One of the most popular systems is the deep water culture method. All that you need to build it, is a plastic storage bin, airstone, aquarium pump, and nutrient mixture. You fill the (preferably dark-colored) tank with water, add nutrient mixture, and cover it with a lid so that the water surface is not exposed to light. Cut holes in the lid to place plants, in such a fashion, that plants can be placed or grown without the water being exposed to light. Attach the air pump from one side to aerate the water. It is vital that the pH level and nutrient content is maintained for good growth.

Wick Based

The wick system employs two storage bins, instead of one, and uses nylon rope and air pumps for setting up a hydroponic system.
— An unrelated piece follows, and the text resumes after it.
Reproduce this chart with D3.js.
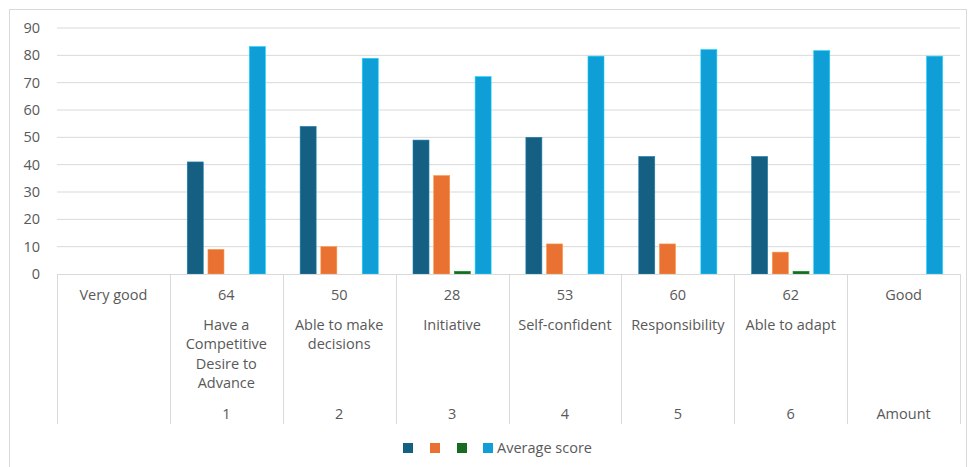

One bin is the plant container with airstones and an air pump attached, while the other bin serves as a nutrient reservoir. Placed one above another, let the plant container be at the top. Every plant container should have a nylon rope passing around it, which is left hanging, down into the solution. When each of the plant containers is filled with vermiculite and perlite, wicking of water from the rope to the plant, will be made possible.

Ebb and Flow

In this method, plants and the nutrient solution are separately placed. The plant container tub is periodically flooded by a nutrient solution, using a timer-based pump. When the plant roots have soaked nutrients, the solution is drained back into the nutrient reservoir.

These three are some of the simplest systems to set up. This technology is still in a nascent stage and is finding rapid commercial use, due to the reported increase in yield, reported by hydroponic farms.